The obvious answer is that Grandieri (11.7 points per game) will pick up the slack. Grandieri is the team's best player, but he's a guy that slips into the short corner and nails 10-footers or finds a loose offensive rebound and puts it in, not a guy who breaks a defender's ankles and throws it down over a guy like Drexel's Frank Elegar. He was a cog in last year's offense, and without the parts around him can he do the same thing?

All is not lost, though. There is a lot of potential in this team.

Darren Smith, while he was tentaitive last year and his shot isn't exactly beautiful, can knock down that corner three as well as anyone in this league. He hit an astounding 22 of 46 from deep (48 percent), he's just got to be less gun-shy (a.k.a. shoot other than just on the game's first three possessions) in his second season.

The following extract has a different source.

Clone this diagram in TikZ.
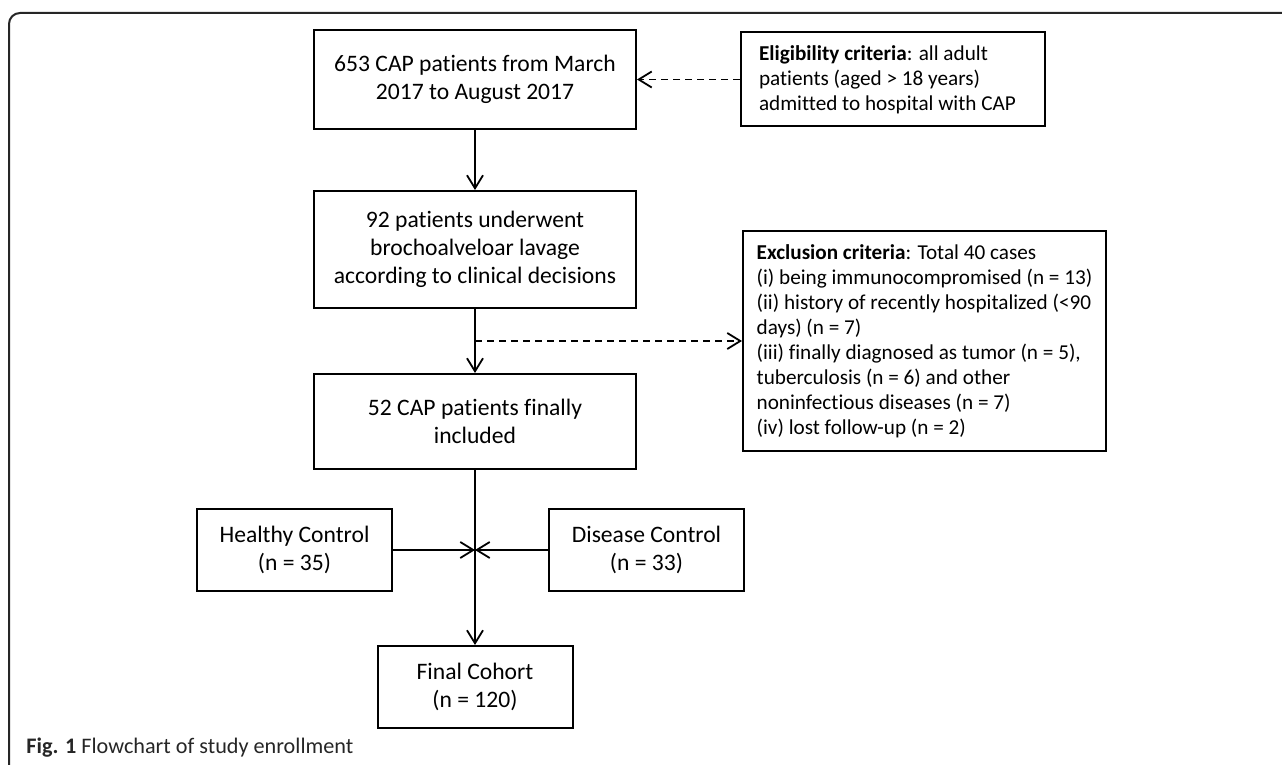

Egee also hit at a great percentage from three, going 20 for 39, but his strength is his all-around offensive game. He had a couple of strong drives in the Red and Blue scrimmage that ended in a runner (one went in, one didn't). And he has the strongest triceps on the team.

Guys like Aron Cohen and freshman Tyler Bernardini are real unknowns, but each has a nice shot and could put it to use.

The inside game will be a big question mark, as guys like Justin Reilly, Brennan Votel and Cam Lewis have to prove they can score on the block. Lewis' post game looked improved in the Red and Blue scrimmage, so we'll have to see what he can do in a game, and how the other two will fare. Lets just say they weren't the deadliest of shooters last season - Votel and Reilly went a combined 8 for 31 from three in 2006-07 (26 percent), while averaging a respectable 39 percent from inside the arc.